The 100-hour MA is also a decent intraday support level, so we may see the index bounce between this and the current intraday highs around 6730 in advance of the US employment numbers. A break above 6730 targets the 6760-70 level. Any move down through 6707 would see a return to 6670.
DAX supported by 9844
Yesterday’s candle on the DAX had quite a range, with the lows and highs breaching both the top and bottom of the recent consolidation. The 10,050 level is still the area to watch and good support is coming from the 9844 level. A break below here takes us back to 9800, with the 9690-9700 level coming in below that and coinciding with the 100-period MA on the four-hour chart, along with the bottom band of the bullish channel.
Intraday, the 9940 level is holding and price action is above all three major averages. Hourly relative strength index is looking a tad overbought but still seems to have some legs.
Dow close to 18,000
We’re still a whisker away from the 18,000 level and you get the feeling that markets will not be satisfied until this level is touched.

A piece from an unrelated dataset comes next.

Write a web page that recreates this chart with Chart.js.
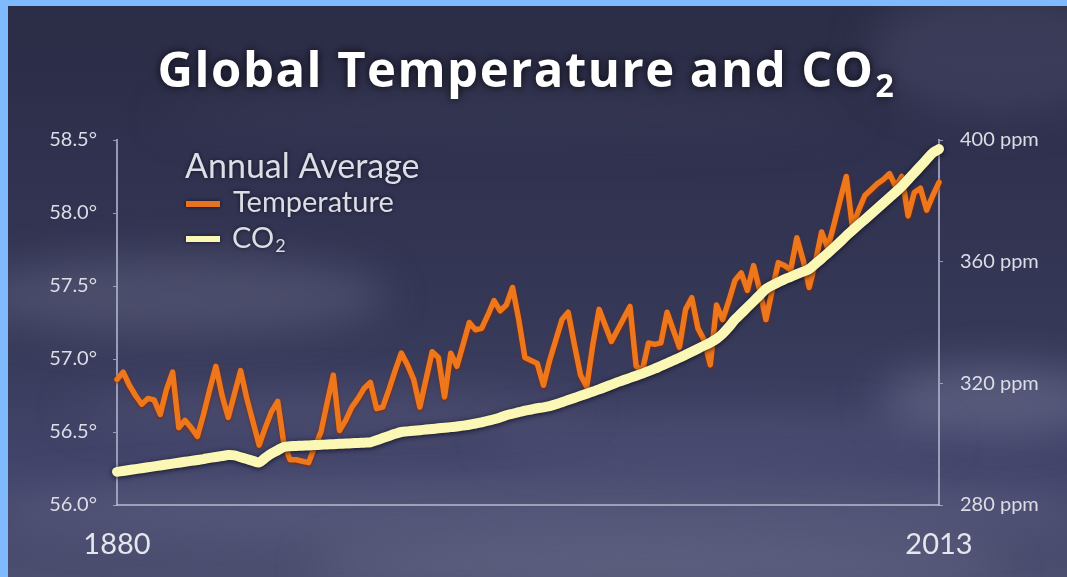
<!DOCTYPE html>
<html>
<head>
<meta charset="utf-8">
<title>Global Temperature and CO2</title>
<script src="https://cdn.jsdelivr.net/npm/chart.js@4.4.1/dist/chart.umd.min.js"></script>
<style>
  html, body { margin: 0; padding: 0; width: 1067px; height: 577px; overflow: hidden; background: #7fbaff; }
  #sky {
    position: absolute; left: 8px; top: 6px; width: 1059px; height: 571px; overflow: hidden;
    background: linear-gradient(180deg, #2b2c45 0%, #303250 30%, #363857 55%, #42446a 80%, #4c4e70 100%);
  }
  .cloud { position: absolute; border-radius: 50%; filter: blur(20px); }
  #wrap { position: absolute; left: 0; top: 0; width: 1067px; height: 577px; }
</style>
</head>
<body>
<div id="sky">
  <div class="cloud" style="left:-40px;top:250px;width:420px;height:80px;background:rgba(118,120,150,0.35)"></div>
  <div class="cloud" style="left:60px;top:385px;width:520px;height:40px;background:rgba(110,112,145,0.28)"></div>
  <div class="cloud" style="left:-20px;top:470px;width:1100px;height:70px;background:rgba(120,122,152,0.28)"></div>
  <div class="cloud" style="left:870px;top:360px;width:230px;height:70px;background:rgba(135,137,168,0.38)"></div>
  <div class="cloud" style="left:480px;top:410px;width:460px;height:50px;background:rgba(100,102,135,0.28)"></div>
  <div class="cloud" style="left:300px;top:530px;width:700px;height:60px;background:rgba(130,132,160,0.3)"></div>
  <div class="cloud" style="left:860px;top:-20px;width:260px;height:130px;background:rgba(75,78,108,0.45)"></div>
  <div class="cloud" style="left:150px;top:90px;width:700px;height:40px;background:rgba(70,72,100,0.3)"></div>
</div>
<div id="wrap"><canvas id="chart" width="1067" height="577"></canvas></div>
<script>
// Annual averages, one value per year from firstYear to lastYear
const firstYear = 1880;
const lastYear = 2013;

// Global annual average temperature (°F)
const temperatureF = [
  56.86, 56.91, 56.82, 56.75, 56.69, 56.73, 56.72, 56.62, 56.79, 56.91,
  56.53, 56.58, 56.53, 56.47, 56.62, 56.79, 56.95, 56.75, 56.60, 56.76,
  56.92, 56.73, 56.57, 56.41, 56.53, 56.64, 56.71, 56.42, 56.31, 56.31,
  56.30, 56.29, 56.40, 56.50, 56.70, 56.89, 56.51, 56.58, 56.67, 56.73,
  56.80, 56.84, 56.66, 56.67, 56.79, 56.92, 57.04, 56.96, 56.86, 56.67,
  56.86, 57.05, 57.01, 56.74, 57.04, 56.95, 57.10, 57.25, 57.20, 57.21,
  57.30, 57.40, 57.33, 57.37, 57.49, 57.27, 57.01, 56.99, 56.97, 56.82,
  56.99, 57.13, 57.27, 57.32, 57.10, 56.89, 56.81, 57.10, 57.34, 57.23,
  57.12, 57.20, 57.28, 57.36, 56.95, 56.92, 57.11, 57.10, 57.11, 57.32,
  57.20, 57.08, 57.34, 57.42, 57.21, 57.13, 56.96, 57.37, 57.27, 57.40,
  57.54, 57.59, 57.47, 57.64, 57.47, 57.27, 57.47, 57.66, 57.64, 57.61,
  57.83, 57.68, 57.49, 57.66, 57.87, 57.76, 57.92, 58.09, 58.25, 57.90,
  58.02, 58.12, 58.16, 58.20, 58.23, 58.27, 58.18, 58.25, 57.98, 58.14,
  58.17, 58.02, 58.12, 58.21
];

// Atmospheric CO2 concentration (ppm)
const co2ppm = [
  290.9, 291.2, 291.5, 291.8, 292.1, 292.4, 292.7, 293.0, 293.3, 293.6,
  293.9, 294.2, 294.5, 294.8, 295.1, 295.5, 295.8, 296.1, 296.4, 296.3,
  295.7, 295.1, 294.5, 294.0, 295.5, 296.9, 298.0, 299.1, 299.3, 299.4,
  299.5, 299.6, 299.7, 299.8, 299.9, 300.0, 300.1, 300.2, 300.3, 300.4,
  300.5, 300.6, 301.3, 302.0, 302.7, 303.4, 304.0, 304.2, 304.4, 304.6,
  304.8, 305.0, 305.2, 305.4, 305.6, 305.8, 306.1, 306.4, 306.8, 307.2,
  307.7, 308.2, 308.8, 309.5, 310.0, 310.5, 311.0, 311.4, 311.8, 312.1,
  312.5, 313.1, 313.8, 314.5, 315.2, 315.9, 316.6, 317.3, 318.0, 318.8,
  319.6, 320.4, 321.1, 321.8, 322.5, 323.2, 324.0, 324.8, 325.7, 326.6,
  327.5, 328.4, 329.4, 330.4, 331.4, 332.4, 333.4, 334.6, 336.3, 338.5,
  341.0, 343.0, 345.0, 347.0, 349.0, 351.0, 352.2, 353.2, 354.2, 355.0,
  355.9, 356.7, 357.6, 359.3, 361.0, 362.8, 364.6, 366.5, 368.5, 370.3,
  372.1, 373.9, 375.7, 377.5, 379.3, 381.1, 382.9, 384.8, 387.0, 389.2,
  391.4, 393.6, 395.8, 397.0
];

// Axis tick labels
const yearTicks = [1880, 2013];
const tempTicks = [56.0, 56.5, 57.0, 57.5, 58.0, 58.5];
const co2Ticks = [280, 320, 360, 400];

const chartTitle = 'Global Temperature and CO';
const legendHeading = 'Annual Average';
const legendTemp = 'Temperature';
const legendCO2 = 'CO';

const toPoints = arr => arr.map((v, i) => ({ x: firstYear + i, y: v }));

const axisLine = 'rgba(178,180,204,0.8)';
const labelColor = '#dcdde6';

// Soft dark halo under each line
const lineGlow = {
  id: 'lineGlow',
  beforeDatasetDraw(chart, args) {
    const ctx = chart.ctx;
    const ds = chart.data.datasets[args.index];
    ctx.save();
    ctx.shadowColor = ds.glowColor;
    ctx.shadowBlur = ds.glowBlur;
    ctx.shadowOffsetY = 1;
  },
  afterDatasetDraw(chart) {
    chart.ctx.restore();
  }
};

// Title and the annual-average key
const headerAndKey = {
  id: 'headerAndKey',
  afterDraw(chart) {
    const ctx = chart.ctx;
    ctx.save();
    // title with subscript 2
    ctx.shadowColor = 'rgba(0,0,0,0.8)';
    ctx.shadowBlur = 8;
    ctx.fillStyle = '#ffffff';
    ctx.textBaseline = 'alphabetic';
    ctx.textAlign = 'left';
    ctx.letterSpacing = '1.5px';
    const mainFont = 'bold 49px "Open Sans"';
    const subFont = 'bold 32px "Open Sans"';
    ctx.font = mainFont;
    const w1 = ctx.measureText(chartTitle).width;
    ctx.font = subFont;
    const w2 = ctx.measureText('2').width;
    const x0 = 527 - (w1 + w2 + 2) / 2;
    ctx.font = mainFont;
    ctx.fillText(chartTitle, x0, 87);
    ctx.font = subFont;
    ctx.fillText('2', x0 + w1 + 1, 97);
    ctx.letterSpacing = '0px';

    // key
    ctx.shadowColor = 'rgba(0,0,0,0.6)';
    ctx.shadowBlur = 4;
    ctx.fillStyle = labelColor;
    ctx.font = '34px Lato';
    ctx.fillText(legendHeading, 185, 178);
    ctx.font = '29px Lato';
    ctx.fillText(legendTemp, 233, 212);
    ctx.fillText(legendCO2, 232, 248);
    const wc = ctx.measureText(legendCO2).width;
    ctx.font = '18px Lato';
    ctx.fillText('2', 232 + wc + 1, 252);

    ctx.lineCap = 'butt';
    ctx.lineWidth = 6;
    ctx.strokeStyle = '#e8731e';
    ctx.beginPath(); ctx.moveTo(186, 204); ctx.lineTo(220, 204); ctx.stroke();
    ctx.strokeStyle = '#fbf7b4';
    ctx.beginPath(); ctx.moveTo(186, 239); ctx.lineTo(220, 239); ctx.stroke();
    ctx.restore();
  }
};

new Chart(document.getElementById('chart'), {
  type: 'line',
  data: {
    datasets: [
      {
        label: 'CO2',
        data: toPoints(co2ppm),
        yAxisID: 'yC',
        borderColor: '#fbf8b6',
        borderWidth: 10,
        tension: 0.3,
        borderCapStyle: 'round',
        borderJoinStyle: 'round',
        pointRadius: 0,
        clip: false,
        order: 0,
        glowColor: 'rgba(10,10,25,0.85)',
        glowBlur: 5
      },
      {
        label: 'Temperature',
        data: toPoints(temperatureF),
        yAxisID: 'yT',
        borderColor: '#ee761b',
        borderWidth: 5.5,
        tension: 0,
        borderCapStyle: 'round',
        borderJoinStyle: 'round',
        pointRadius: 0,
        clip: false,
        order: 1,
        glowColor: 'rgba(130,40,10,0.95)',
        glowBlur: 3
      }
    ]
  },
  options: {
    responsive: false,
    animation: false,
    events: [],
    layout: { padding: { top: 140, left: 0, right: 0, bottom: 0 } },
    plugins: { legend: { display: false }, tooltip: { enabled: false }, title: { display: false } },
    scales: {
      x: {
        type: 'linear',
        min: firstYear,
        max: lastYear,
        afterBuildTicks: s => { s.ticks = yearTicks.map(v => ({ value: v })); },
        afterFit: s => { s.height = 72; },
        ticks: {
          color: '#e6e6ee',
          font: { family: 'Lato', size: 29 },
          padding: 22,
          maxRotation: 0,
          autoSkip: false,
          callback: v => String(v)
        },
        grid: { display: false, drawTicks: false },
        border: { display: true, color: axisLine, width: 2 }
      },
      yT: {
        position: 'left',
        min: 56,
        max: 58.5,
        afterBuildTicks: s => { s.ticks = tempTicks.map(v => ({ value: v })); },
        afterFit: s => { s.width = 117; },
        ticks: {
          color: labelColor,
          font: { family: 'Lato', size: 20 },
          padding: 16,
          callback: v => v.toFixed(1) + '°'
        },
        grid: { drawOnChartArea: false, tickLength: 4, color: axisLine, lineWidth: 1 },
        border: { display: true, color: axisLine, width: 2 }
      },
      yC: {
        position: 'right',
        min: 280,
        max: 400,
        afterBuildTicks: s => { s.ticks = co2Ticks.map(v => ({ value: v })); },
        afterFit: s => { s.width = 128; },
        ticks: {
          color: labelColor,
          font: { family: 'Lato', size: 20 },
          padding: 17,
          callback: v => v + ' ppm'
        },
        grid: { drawOnChartArea: false, tickLength: 4, color: axisLine, lineWidth: 1 },
        border: { display: true, color: axisLine, width: 2 }
      }
    }
  },
  plugins: [lineGlow, headerAndKey]
});
</script>
</body>
</html>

Right now Dow Jones futures are pointing to a higher opening, and while above the 17,900 level there is a significant chance that today will be the day that 18,000 is tested.
Yesterday’s highs at 17,940 will be the area to watch – a move through here will be bullish. On the downside, we have a degree of negative divergence on the hourly RSI so we may well see a pull back towards 17,897 and the 50-hour MA before the next leg higher. Support below this lies at 17,860.